Lokakarya Peran Difabel Dalam Penanggulangan Bencana
Dalam rangka Hari Kesiapsiagaan Bencana 2022, Sub klaster
Perlindungan Lansia, Disabilitas, dan Kelompok Berisiko Lainnya, mengadakan
Lokakarya bertemakan peran keluarga & masyarakat dalam Kesiapsiagaan
Bencana yang Inklusif, Jumat (22/04/2022).
Kegiatan ini berusaha menggali permasalahan dan hambatan
para difabel dalam penanggulangan bencana. Hal ini mengingat regulasinya sudah
ada, dan berbagai komunitas difabel, seperti gerkatin, telah siap dilibatkan
dalam kegiatan kebencanan. Baik itu fase pra bencana, fase tanggap darurat
bencana, maupun fase pasca bencana.
Perka BNPB No. 13 tahun 2014, tentang pengarusutamaan gender
dalam penanggulangan bencana, menjadi pedoman bagi pemerintah pusat, pemerintah
daerah dan pihak non-pemerintah dalam melaksanakan pengarusutamaan gender di bidang
penanggulangan bencana (PB) dalam seluruh tahapannya,
Sementara, tujuan Perka BNPB No. 13/2014 adalah untuk :
Melaksanakan prinsip-prinsip keadilan dan kesetaraan gender dalam setiap
komponen penyelenggaraan PB, Mendorong pengarusutamaan gender dengan menyusun
perencanaan dan penganggaran responsif gender dalam PB, dan Mendorong
terwujudnya perlindungan dan pemenuhan hak-hak perempuan dan laki-laki dalam
PB.
“Regulasi tentang disabilitas itu sebenarnya sudah ada, namun sering kali terabaikan, entah mengapa. Ke depan, jika memungkinkan harus ada media jagongan yang mempertemukan komunitas difabel dengan berbagai pihak, termasuk BPBD, yang diinisiasi oleh Forum PRB,” kata peserta dari Sukabumi, yang enggan menyebutkan jati dirinya.

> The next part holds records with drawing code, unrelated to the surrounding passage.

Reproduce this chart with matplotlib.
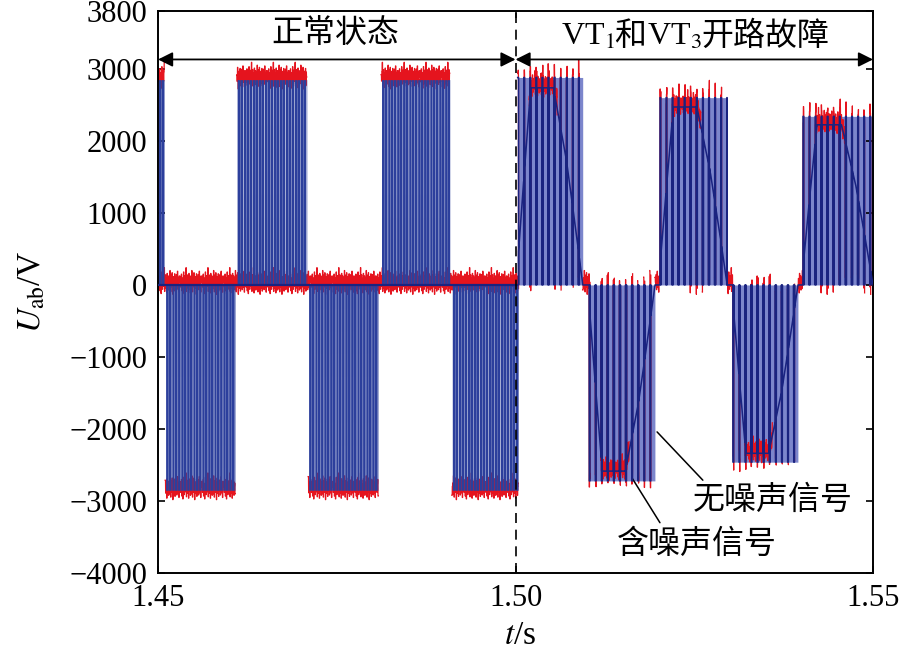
import numpy as np
import matplotlib.pyplot as plt
from matplotlib.offsetbox import TextArea, HPacker, AnnotationBbox

plt.rcParams['font.family'] = ['Liberation Serif', 'Noto Sans CJK SC']
plt.rcParams['mathtext.fontset'] = 'stix'

# healthy line voltage: half-cycle blocks (s, V)
normal_start = [1.4500, 1.4510, 1.4610, 1.4710, 1.4812, 1.4911]
normal_end = [1.4509, 1.4608, 1.4708, 1.4808, 1.4908, 1.5004]
normal_level = [2850, -2850, 2850, -2850, 2850, -2850]
normal_period = 0.00042
normal_gaps = [6e-5, 3e-5, 8e-5, 4e-5, 5e-5, 7e-5, 3e-5]

# after the VT1 / VT3 open-circuit fault
fault_start = [1.5003, 1.5103, 1.5202, 1.5304, 1.5402]
fault_end = [1.5094, 1.5195, 1.5296, 1.5395, 1.5500]
fault_level = [2880, -2720, 2600, -2460, 2340]
fault_period = 0.00085
fault_on = 0.00012
env_frac = [0.0, 0.08, 0.2, 0.55, 0.75, 0.9, 1.0]
env_gain = [0.1, 0.45, 0.95, 0.95, 0.6, 0.25, 0.0]

# noise added to the noisy signal (V), read roughly from the red band
noise_pattern = [40, 120, -30, 85, 150, -80, 20, 95, -120, 60, 180, 10, -60, 130,
                 70, -20, 110, 240, -90, 50, 140, -40, 90, 30, -110, 160, 75, -15,
                 125, -70, 55, 100, -50, 200, 15, -95, 135, 65, -25, 170, 45, -130,
                 80, 115, -45, 25, 155, -85, 105, 35, -10, 145, -65, 70, 190, -35,
                 95, 5, -100, 125, 60]
noise_step = 5e-5

navy = '#1a2380'
mid_blue = '#2c3f9c'
light_blue = '#7c86cc'
red = '#e5141e'

dt = 5e-6
t = np.arange(1.45, 1.55 + dt / 2, dt)
idx = ((t - 1.45) / noise_step).astype(int) % len(noise_pattern)
noise = np.array(noise_pattern, dtype=float)[idx]

# healthy part: filled pulse blocks
fill_norm = np.zeros_like(t)
top_norm = np.full_like(t, np.nan)
gaps = np.array(normal_gaps)
for s, e, lv in zip(normal_start, normal_end, normal_level):
    m = (t >= s) & (t < e)
    loc = t[m] - s
    k = (loc // normal_period).astype(int)
    ph = loc - k * normal_period
    fill_norm[m] = np.where(ph >= gaps[k % len(gaps)], lv, 0)
    top_norm[m] = lv

# faulty part: pulses over a decaying envelope
u = np.zeros_like(t)
light = np.zeros_like(t)
show_red = np.zeros_like(t, dtype=bool)
for s, e, lv in zip(fault_start, fault_end, fault_level):
    m = (t >= s) & (t < e)
    loc = t[m] - s
    g = np.interp(loc / (e - s), env_frac, env_gain)
    ph = loc % fault_period
    on = ph < fault_on
    guard = (ph < fault_on + 1e-5) | (ph > fault_period - 1e-5)
    u[m] = np.where(on, lv, np.where(guard, 0, g * lv))
    light[m] = lv
    show_red[m] = on | guard | (g > 0.85)

healthy = t < fault_start[0]
gap_zone = ~healthy & (light == 0)
u_fault = np.where(healthy, np.nan, u)
red_fault = np.where(show_red | gap_zone, u + noise, np.nan)

fig = plt.figure(figsize=(9, 6.58), dpi=100)
ax = fig.add_axes([0.1756, 0.129, 0.7944, 0.854])

ax.fill_between(t, 0, light, color=light_blue, lw=0, zorder=1)
ax.plot(t, top_norm + noise, color=red, lw=0.9, zorder=2)
ax.plot(t, np.where(healthy, noise, np.nan), color=red, lw=0.9, zorder=2)
ax.plot(t, red_fault, color=red, lw=0.9, zorder=2)
ax.fill_between(t, 0, fill_norm, color=mid_blue, lw=0, zorder=3)
ax.hlines(0, normal_start[0], normal_end[-1], color=navy, lw=1.6, zorder=4)
ax.plot(t, u_fault, color=navy, lw=1.1, zorder=4)

ax.axvline(1.50, color='k', lw=1.2, ls=(0, (6, 4)), zorder=5)

ax.set_xlim(1.45, 1.55)
ax.set_ylim(-4000, 3800)
ax.set_xticks([1.45, 1.50, 1.55])
ax.set_xticklabels(['1.45', '1.50', '1.55'])
ax.set_yticks([-4000, -3000, -2000, -1000, 0, 1000, 2000, 3000, 3800])
ax.tick_params(direction='in', top=True, right=True, labelsize=22, length=5,
               width=1.2, pad=8)
for sp in ax.spines.values():
    sp.set_linewidth(1.4)

ax.set_ylabel(r'$U_{\mathrm{ab}}$/V', fontsize=24)
ax.yaxis.set_label_coords(-0.155, 0.5)
ax.set_xlabel(r'$t$/s', fontsize=24)
ax.xaxis.set_label_coords(0.506, -0.085)

# state headers
arrow = dict(arrowstyle='<|-|>', color='k', lw=1.3, mutation_scale=22,
             shrinkA=0, shrinkB=0)
ax.annotate('', xy=(1.45, 3130), xytext=(1.50, 3130), arrowprops=arrow, zorder=6)
ax.annotate('', xy=(1.50, 3130), xytext=(1.55, 3130), arrowprops=arrow, zorder=6)
ax.text(1.4748, 3480, '正常状态', fontsize=23, ha='center', va='center')

pieces = ['VT$_1$', '和', 'VT$_3$', '开路故障']
boxes = [TextArea(p, textprops=dict(fontsize=23)) for p in pieces]
header = HPacker(children=boxes, pad=0, sep=0, align='baseline')
ax.add_artist(AnnotationBbox(header, (1.5251, 3450), frameon=False,
                             box_alignment=(0.5, 0.5), zorder=6))

# leader lines
line = dict(arrowstyle='-', color='k', lw=1.1, shrinkA=0, shrinkB=0)
ax.annotate('', xy=(1.5198, -2040), xytext=(1.5262, -2710), arrowprops=line)
ax.text(1.5360, -2990, '无噪声信号', fontsize=23, ha='center', va='center')
ax.annotate('', xy=(1.5163, -2680), xytext=(1.5202, -3300), arrowprops=line)
ax.text(1.5254, -3610, '含噪声信号', fontsize=23, ha='center', va='center')

plt.savefig('out.png', dpi=100)
plt.close()
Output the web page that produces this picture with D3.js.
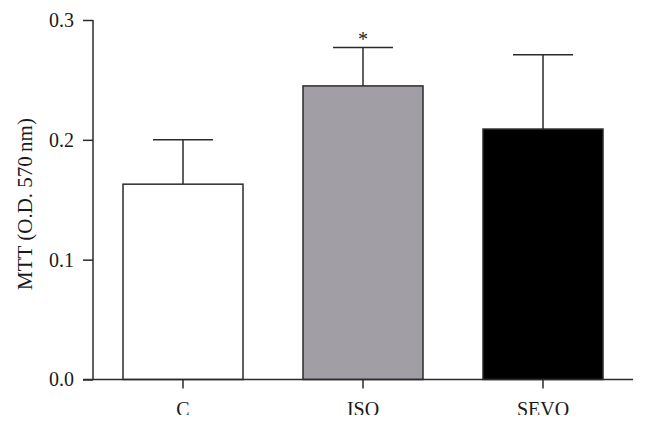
<!DOCTYPE html>
<html>
<head>
<meta charset="utf-8">
<script src="https://cdn.jsdelivr.net/npm/d3@7"></script>
<style>
  body { margin: 0; background: #fff; }
  svg { display: block; }
  text { font-family: "Liberation Serif", "Times New Roman", serif; }
</style>
</head>
<body>
<div id="chart"></div>
<script>
// data
var groups = ["C", "ISO", "SEVO"];
var means = [0.163, 0.245, 0.209];
var errors = [0.037, 0.032, 0.062];
var fills = ["#ffffff", "#a19fa5", "#000000"];
var marks = ["", "*", ""];
var yTicks = [0.0, 0.1, 0.2, 0.3];

var svgWidth = 648;
var svgHeight = 429;
var serif = "Liberation Serif, Times New Roman, serif";

var svg = d3.select("#chart")
  .append("svg")
  .attr("width", svgWidth)
  .attr("height", svgHeight);

// scales
var xScale = d3.scaleBand()
  .domain(groups)
  .range([93, 633])
  .paddingInner(1 / 3)
  .paddingOuter(1 / 6);

var yScale = d3.scaleLinear()
  .domain([0, 0.3])
  .range([379.5, 20]);

var ink = "#2b2b2b";

// bars
var bars = svg.append("g");
groups.forEach(function(g, i) {
  var x0 = xScale(g);
  var bw = xScale.bandwidth();
  var cx = x0 + bw / 2;
  var top = yScale(means[i] + errors[i]);

  // error bar (upper half only)
  bars.append("line")
    .attr("x1", cx).attr("x2", cx)
    .attr("y1", yScale(means[i])).attr("y2", top)
    .attr("stroke", ink).attr("stroke-width", 1.5);
  bars.append("line")
    .attr("x1", cx - bw / 4).attr("x2", cx + bw / 4)
    .attr("y1", top).attr("y2", top)
    .attr("stroke", ink).attr("stroke-width", 1.5);

  bars.append("rect")
    .attr("x", x0)
    .attr("y", yScale(means[i]))
    .attr("width", bw)
    .attr("height", yScale(0) - yScale(means[i]))
    .attr("fill", fills[i])
    .attr("stroke", ink)
    .attr("stroke-width", 1.5);

  if (marks[i]) {
    bars.append("text")
      .attr("x", cx)
      .attr("y", top - 2)
      .attr("text-anchor", "middle")
      .attr("font-size", "20px")
      .attr("fill", "#222")
      .text(marks[i]);
  }
});

// y axis
var leftAxis = d3.axisLeft(yScale)
  .tickValues(yTicks)
  .tickFormat(d3.format(".1f"))
  .tickSize(10)
  .tickPadding(9);

var yAxis = svg.append("g")
  .attr("transform", "translate(93,0)")
  .call(leftAxis);
yAxis.select(".domain")
  .attr("d", "M0," + yScale(0.3) + "V" + yScale(0));

// x axis, labels clipped at the bottom like the source picture
svg.append("clipPath")
  .attr("id", "cut")
  .append("rect")
  .attr("x", 0).attr("y", 0)
  .attr("width", svgWidth).attr("height", 415);

var bottomAxis = d3.axisBottom(xScale)
  .tickSize(9)
  .tickPadding(13);

var xAxis = svg.append("g")
  .attr("clip-path", "url(#cut)")
  .append("g")
  .attr("transform", "translate(0," + yScale(0) + ")")
  .call(bottomAxis);
xAxis.select(".domain")
  .attr("d", "M83,0H633");

svg.selectAll(".domain, .tick line")
  .attr("stroke", ink)
  .attr("stroke-width", 1.5);
svg.selectAll(".tick text")
  .attr("font-size", 20)
  .attr("font-family", serif)
  .attr("fill", "#1a1a1a");

// y label
svg.append("text")
  .attr("transform", "translate(32,204) rotate(-90)")
  .attr("text-anchor", "middle")
  .attr("font-size", 21)
  .attr("font-family", serif)
  .attr("fill", "#1a1a1a")
  .text("MTT (O.D. 570\u2009nm)");
</script>
</body>
</html>
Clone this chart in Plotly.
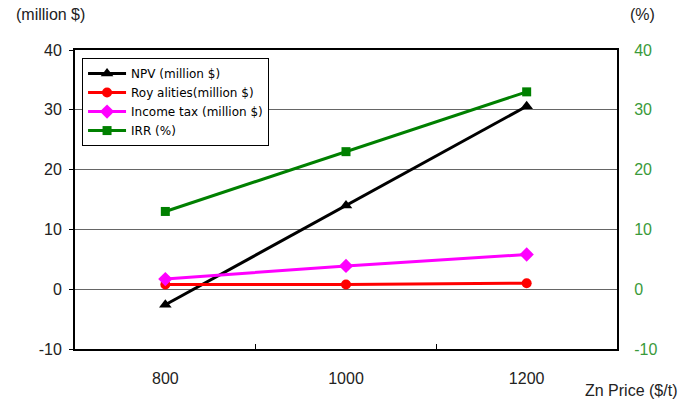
import plotly.graph_objects as go

categories = ["800", "1000", "1200"]
npv = [-2.6, 14.0, 30.6]
royalties = [0.8, 0.8, 1.0]
income_tax = [1.7, 3.9, 5.8]
irr = [13.0, 23.0, 33.0]
y_ticks = [-10, 0, 10, 20, 30, 40]
y_tick_text = ["-10", "0", "10", "20", "30", "40"]

FONT = "Liberation Sans, Arial, sans-serif"

fig = go.Figure()
fig.add_trace(go.Scatter(x=categories, y=npv, name="NPV (million $)", mode="lines+markers",
                         line=dict(color="black", width=3),
                         marker=dict(symbol="triangle-up", size=11, color="black")))
fig.add_trace(go.Scatter(x=categories, y=royalties, name="Roy alities(million $)", mode="lines+markers",
                         line=dict(color="#ff0000", width=3),
                         marker=dict(symbol="circle", size=10, color="#ff0000")))
fig.add_trace(go.Scatter(x=categories, y=income_tax, name="Income tax (million $)", mode="lines+markers",
                         line=dict(color="#ff00ff", width=3),
                         marker=dict(symbol="diamond", size=11, color="#ff00ff")))
fig.add_trace(go.Scatter(x=categories, y=irr, name="IRR (%)", mode="lines+markers", yaxis="y2",
                         line=dict(color="#008000", width=3),
                         marker=dict(symbol="square", size=9, color="#008000")))

pw = 683 - 75 - 66
ph = 403 - 50 - 54


def px2paper(px, py):
    return (px - 75) / pw, (403 - 54 - py) / ph


ann_specs = [("(million $)", 14, 14, "left"), ("(%)", 642, 14, "center"), ("Zn Price ($/t)", 631, 390, "center")]
anns = []
for text, px, py, anchor in ann_specs:
    x, y = px2paper(px, py)
    anns.append(dict(text=text, x=x, y=y, xref="paper", yref="paper",
                     xanchor=anchor, yanchor="middle", showarrow=False,
                     font=dict(size=16, color="#222")))

fig.update_layout(
    width=683, height=403,
    margin=dict(l=75, r=66, t=50, b=54),
    paper_bgcolor="white", plot_bgcolor="white",
    font=dict(family=FONT, size=16, color="#222"),
    showlegend=True,
    legend=dict(x=0.013, y=0.973, xanchor="left", yanchor="top",
                bgcolor="white", bordercolor="black", borderwidth=1,
                font=dict(size=12, color="black", family="DejaVu Sans, sans-serif"),
                tracegroupgap=0, itemwidth=38),
    xaxis=dict(type="category", range=[-0.5, 2.5], showgrid=False,
               showline=True, linecolor="black", linewidth=2, mirror=True,
               ticks="inside", ticklen=5, tickcolor="black", tickson="boundaries",
               ticklabelstandoff=14, tickfont=dict(size=16, color="#222")),
    yaxis=dict(range=[-10, 40], tickvals=y_ticks, ticktext=y_tick_text,
               showgrid=True, gridcolor="#666666", gridwidth=1,
               zeroline=True, zerolinecolor="#666666", zerolinewidth=1,
               showline=True, linecolor="black", linewidth=2,
               ticks="outside", ticklen=4, tickcolor="black",
               ticklabelstandoff=4, tickfont=dict(size=16, color="#222")),
    yaxis2=dict(range=[-10, 40], tickvals=y_ticks, ticktext=y_tick_text,
                overlaying="y", side="right",
                showgrid=False, zeroline=False,
                showline=True, linecolor="black", linewidth=2,
                ticks="", ticklabelstandoff=12,
                tickfont=dict(size=16, color="#3a9a3a")),
    annotations=anns,
)

fig.write_html("out.html")
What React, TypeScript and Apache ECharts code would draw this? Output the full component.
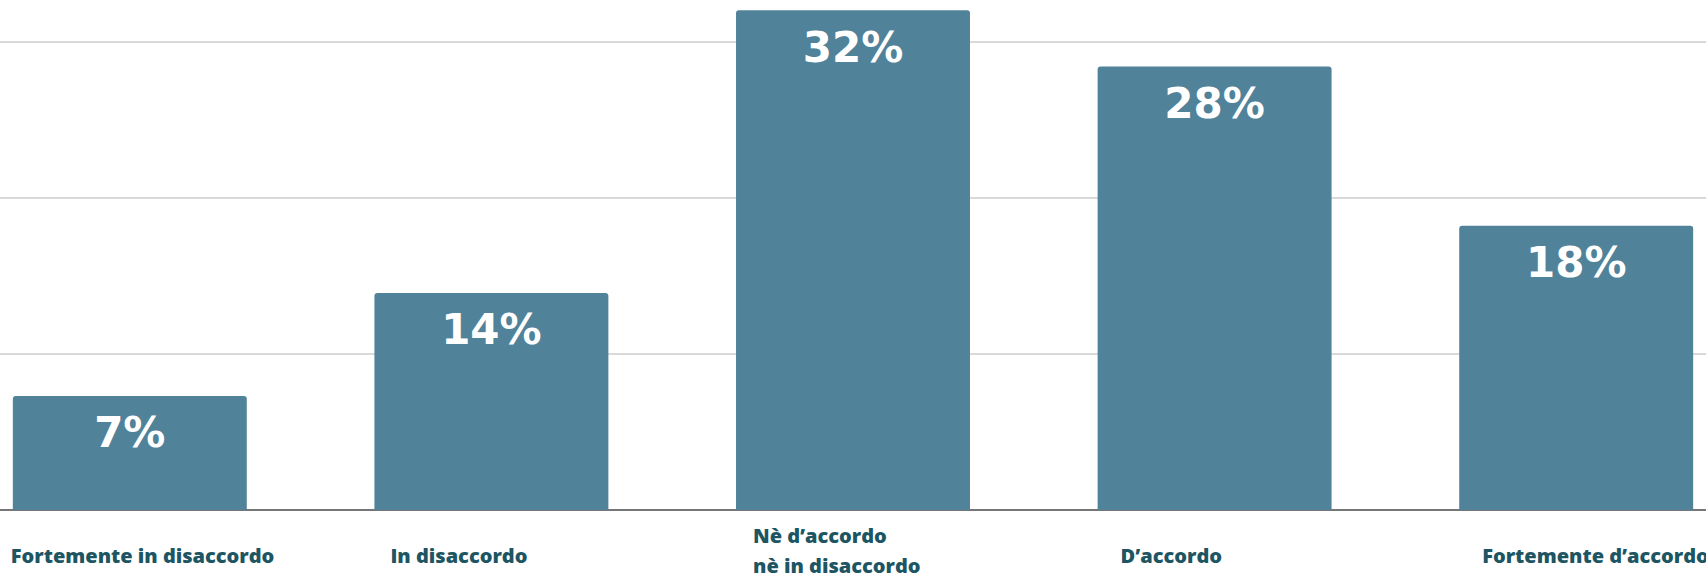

Sementara Andi, dari Gerkatin Kota Sleman Jawa Tengah, menyampaikan
bahwa keterlibatan teman-teman tuna rungu itu memang sangat diharapkan di
setiap kegiatan rapat dan sejenisnya.
Sayangnya, tuna rungu yang tidak aktif di lapangan, sering dipilih untuk
memenuhi undangan, sehingga tuna rungu yang dipilih itu tidak bisa menyampaikan
aspirasi dan masukan.
“Yang diundang hanya itu-itu saja dan hanya diam saja tanpa
aktif berpendapat menyuarakan kebutuhan komunitas tuna rungu. Hal itu akan
memberikan kesan bahwa kawan-kawan tuna rungu itu tidak bisa apa apa. Sehingga masyarakat tidak
tahu apa yang dibutuhkan oleh penderita tuna rungu. Untuk itu undanglah orang tuna
rungu yang benar-benar aktif dan punya
ide yang inspiratif,” ujar Andi.
Sedangkan Edy Susanto menambahkan, bahwa data pilah terkait
dengan keberadaan difabel belum ada. Atau ada, namun tidak lengkap. Sementara,
dalam setiap perencanaan kegiatan kebencanaan juga belum melibatkan
disabilitas, karena mereka masih dianggap sebagai objek.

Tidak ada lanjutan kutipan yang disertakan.